§ WORK TO DO
Below are several records. Retype exactly those lines running from the one with "Generate a Python" through the one with "import plotly.graph_objects as go", end lines included, and no others.

§ SUPPLIED DATA
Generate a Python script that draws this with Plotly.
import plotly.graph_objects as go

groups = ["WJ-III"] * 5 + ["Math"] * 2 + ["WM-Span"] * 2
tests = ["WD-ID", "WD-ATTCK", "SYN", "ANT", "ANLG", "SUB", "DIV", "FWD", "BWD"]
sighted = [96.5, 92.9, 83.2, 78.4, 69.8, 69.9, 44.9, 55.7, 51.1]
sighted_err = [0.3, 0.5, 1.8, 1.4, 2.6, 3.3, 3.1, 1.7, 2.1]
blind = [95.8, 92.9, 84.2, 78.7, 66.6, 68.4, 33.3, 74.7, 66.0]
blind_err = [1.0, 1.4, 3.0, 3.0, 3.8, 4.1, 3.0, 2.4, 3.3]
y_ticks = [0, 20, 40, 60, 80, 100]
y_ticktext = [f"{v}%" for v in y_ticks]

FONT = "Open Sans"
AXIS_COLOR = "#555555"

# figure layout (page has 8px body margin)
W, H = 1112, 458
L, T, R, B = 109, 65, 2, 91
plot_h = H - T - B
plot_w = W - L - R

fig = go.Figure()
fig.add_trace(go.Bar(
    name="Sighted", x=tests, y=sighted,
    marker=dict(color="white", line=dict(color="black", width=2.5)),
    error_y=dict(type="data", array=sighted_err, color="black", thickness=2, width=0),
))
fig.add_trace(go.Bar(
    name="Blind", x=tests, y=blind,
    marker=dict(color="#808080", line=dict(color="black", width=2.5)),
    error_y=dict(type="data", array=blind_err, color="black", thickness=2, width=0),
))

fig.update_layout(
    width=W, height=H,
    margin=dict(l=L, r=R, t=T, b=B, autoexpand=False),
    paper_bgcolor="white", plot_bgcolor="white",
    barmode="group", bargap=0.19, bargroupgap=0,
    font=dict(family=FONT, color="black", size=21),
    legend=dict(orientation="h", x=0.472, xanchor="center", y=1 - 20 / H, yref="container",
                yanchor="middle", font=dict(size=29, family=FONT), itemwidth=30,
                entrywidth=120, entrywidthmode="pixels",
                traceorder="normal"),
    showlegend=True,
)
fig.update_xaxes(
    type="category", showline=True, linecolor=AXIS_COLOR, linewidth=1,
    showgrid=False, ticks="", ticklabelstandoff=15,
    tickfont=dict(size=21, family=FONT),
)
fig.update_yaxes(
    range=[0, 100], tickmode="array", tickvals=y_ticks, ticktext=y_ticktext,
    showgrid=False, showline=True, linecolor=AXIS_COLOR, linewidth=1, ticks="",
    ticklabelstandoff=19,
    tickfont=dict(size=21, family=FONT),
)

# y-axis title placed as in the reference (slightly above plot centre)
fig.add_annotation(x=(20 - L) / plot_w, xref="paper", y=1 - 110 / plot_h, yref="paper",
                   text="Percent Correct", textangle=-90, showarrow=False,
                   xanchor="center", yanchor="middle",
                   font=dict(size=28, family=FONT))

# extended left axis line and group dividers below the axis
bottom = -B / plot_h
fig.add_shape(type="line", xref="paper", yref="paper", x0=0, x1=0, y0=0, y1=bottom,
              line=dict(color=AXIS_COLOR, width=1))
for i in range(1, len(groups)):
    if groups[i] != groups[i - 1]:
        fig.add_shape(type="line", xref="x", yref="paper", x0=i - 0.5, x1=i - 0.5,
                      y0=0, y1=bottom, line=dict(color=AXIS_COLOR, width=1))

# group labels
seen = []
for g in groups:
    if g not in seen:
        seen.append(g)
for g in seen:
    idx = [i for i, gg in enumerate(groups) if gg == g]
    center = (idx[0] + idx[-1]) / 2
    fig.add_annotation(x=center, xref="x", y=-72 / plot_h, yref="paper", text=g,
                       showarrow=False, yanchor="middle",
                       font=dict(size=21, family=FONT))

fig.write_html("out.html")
==
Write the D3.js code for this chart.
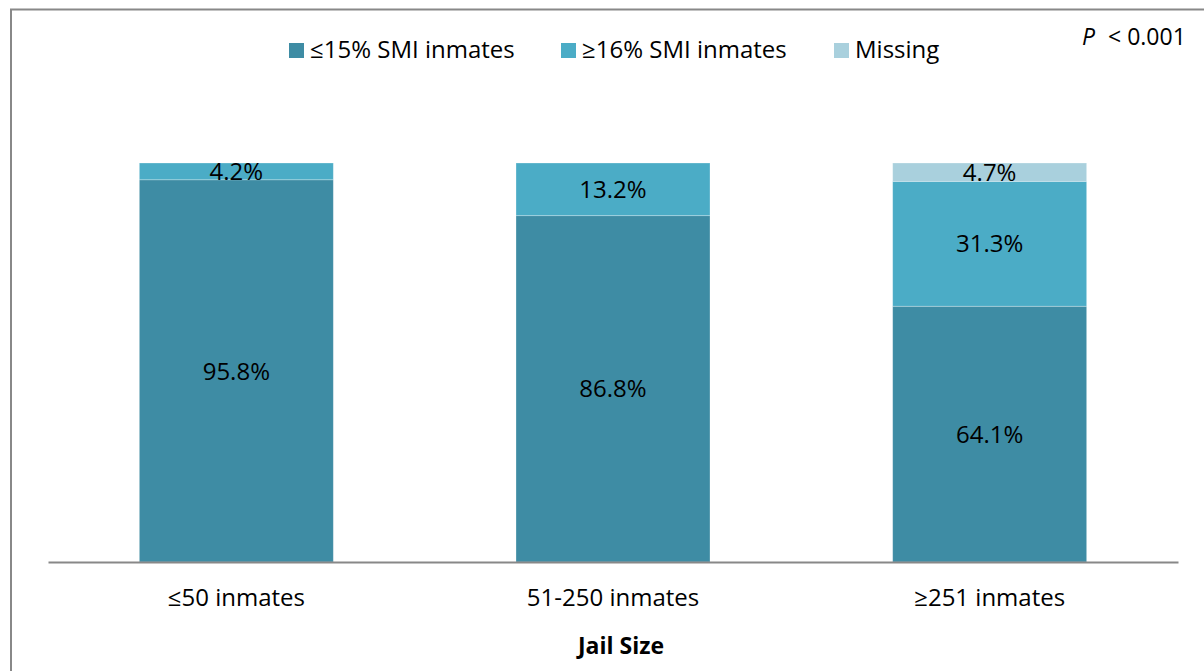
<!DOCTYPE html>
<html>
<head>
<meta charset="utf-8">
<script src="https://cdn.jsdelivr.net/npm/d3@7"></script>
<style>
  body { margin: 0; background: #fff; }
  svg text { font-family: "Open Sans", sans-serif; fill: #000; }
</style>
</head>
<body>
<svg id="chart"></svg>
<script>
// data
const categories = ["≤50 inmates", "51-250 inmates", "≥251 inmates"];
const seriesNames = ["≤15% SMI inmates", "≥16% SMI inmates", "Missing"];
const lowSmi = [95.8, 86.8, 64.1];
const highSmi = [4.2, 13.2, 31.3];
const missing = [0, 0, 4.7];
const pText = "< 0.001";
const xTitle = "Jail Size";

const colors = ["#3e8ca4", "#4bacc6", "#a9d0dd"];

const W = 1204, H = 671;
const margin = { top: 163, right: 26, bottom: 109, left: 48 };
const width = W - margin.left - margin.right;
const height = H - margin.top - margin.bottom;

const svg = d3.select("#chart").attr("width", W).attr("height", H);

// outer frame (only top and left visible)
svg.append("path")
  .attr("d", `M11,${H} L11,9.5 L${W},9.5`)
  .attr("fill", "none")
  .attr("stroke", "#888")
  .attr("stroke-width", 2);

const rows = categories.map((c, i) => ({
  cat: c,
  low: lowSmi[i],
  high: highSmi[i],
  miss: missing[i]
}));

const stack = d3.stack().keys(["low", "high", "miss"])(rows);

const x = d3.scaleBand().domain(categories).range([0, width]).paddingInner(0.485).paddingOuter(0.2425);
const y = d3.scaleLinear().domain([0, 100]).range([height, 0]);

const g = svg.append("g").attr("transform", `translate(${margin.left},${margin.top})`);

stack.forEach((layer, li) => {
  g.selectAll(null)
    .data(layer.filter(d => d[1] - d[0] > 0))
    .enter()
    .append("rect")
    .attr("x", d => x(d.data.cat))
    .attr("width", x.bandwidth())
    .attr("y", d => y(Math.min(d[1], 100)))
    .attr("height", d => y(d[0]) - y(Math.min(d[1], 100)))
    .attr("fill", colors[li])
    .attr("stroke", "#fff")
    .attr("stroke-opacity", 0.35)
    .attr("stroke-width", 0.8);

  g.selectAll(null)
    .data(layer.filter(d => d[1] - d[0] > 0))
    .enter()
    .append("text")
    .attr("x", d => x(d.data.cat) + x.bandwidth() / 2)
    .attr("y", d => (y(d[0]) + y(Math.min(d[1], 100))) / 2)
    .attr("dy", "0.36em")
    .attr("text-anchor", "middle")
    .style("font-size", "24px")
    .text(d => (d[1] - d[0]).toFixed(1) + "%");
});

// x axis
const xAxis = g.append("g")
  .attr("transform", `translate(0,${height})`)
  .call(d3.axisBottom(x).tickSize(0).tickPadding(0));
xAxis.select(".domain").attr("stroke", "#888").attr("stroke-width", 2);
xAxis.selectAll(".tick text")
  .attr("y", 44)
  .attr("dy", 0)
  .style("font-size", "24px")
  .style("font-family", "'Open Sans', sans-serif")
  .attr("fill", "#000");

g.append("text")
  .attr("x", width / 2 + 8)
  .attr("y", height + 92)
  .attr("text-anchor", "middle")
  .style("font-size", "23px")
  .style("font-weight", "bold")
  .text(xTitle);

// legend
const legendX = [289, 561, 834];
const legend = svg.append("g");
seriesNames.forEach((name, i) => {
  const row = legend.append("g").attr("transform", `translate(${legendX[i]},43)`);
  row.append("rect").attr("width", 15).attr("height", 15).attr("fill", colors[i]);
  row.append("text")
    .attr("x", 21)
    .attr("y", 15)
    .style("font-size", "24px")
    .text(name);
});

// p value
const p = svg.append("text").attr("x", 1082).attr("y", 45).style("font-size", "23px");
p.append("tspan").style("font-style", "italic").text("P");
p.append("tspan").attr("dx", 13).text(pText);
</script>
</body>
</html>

§ FINAL ANSWER
Generate a Python script that draws this with Plotly.
import plotly.graph_objects as go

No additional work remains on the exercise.